Both the OSR and 3e crowd pretty much universally hated The Forge (and still do so far as I can tell) and most either hated (without ever having played) or hadn't heard of BW as of very recently. The also hated 4e (surprise!)!
I don't mean to like, be mean, but I feel like you may overstating how broad and deep these sort of feeling were, re: "hated" and "hadn't heard of" and so on. Like, I think there were a few vocal people who did hate that stuff (but who would have heard of BW), but I don't think that was really as much of the "OSR and 3E" crowd as you're implying.
I mean, what you defined crowd as though? People who play those games? Or people who
exclusively play those games in a conscious and ideological way? The second being like a single digit percentage of the first.
I feel like you're maybe traumatized or something and see the feelings as running a lot hotter than they did.

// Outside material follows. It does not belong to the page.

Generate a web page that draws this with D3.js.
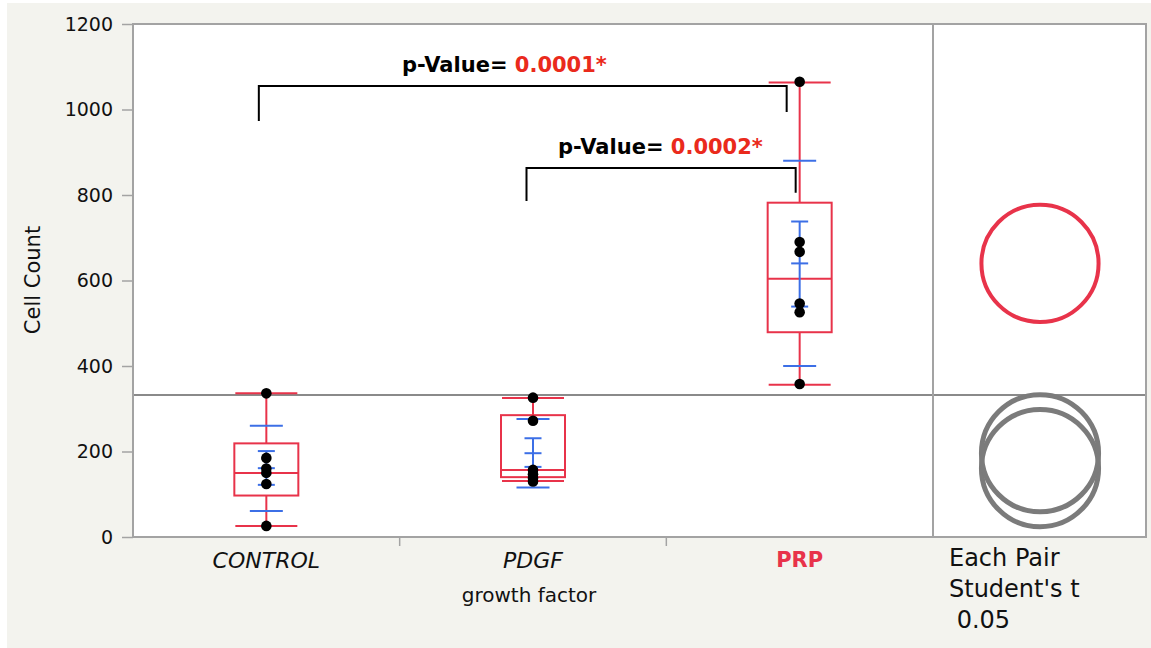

Also, like, looking at real people, not internet people, who play/run RPGs who I've met in the real world or even on video conferences or the like, I'd say generally feelings are a lot less overwrought than messageboards, and like, one of the DMs who runs one of my D&D campaigns is keen on BW conceptually, for example, but he doesn't run D&D like that at all.
So if suddenly there is this significant acceptance of these concepts in the D&D community, it would be a massive reversal (to say the least!).
Well, it might factor in that from 2015-2020 the D&D community has enlarged many times over, and many of the people are joining from outside TT RPGs, or having been absent from online discussion of them for a long time. We're talking about more people playing D&D alone now than were playing RPGs at all in height of the d20 era, maybe several times more.
That's obviously not the case at this fairly grog-tastic site (god bless us our hearts), but it's certainly pretty obvious on, say, reddit.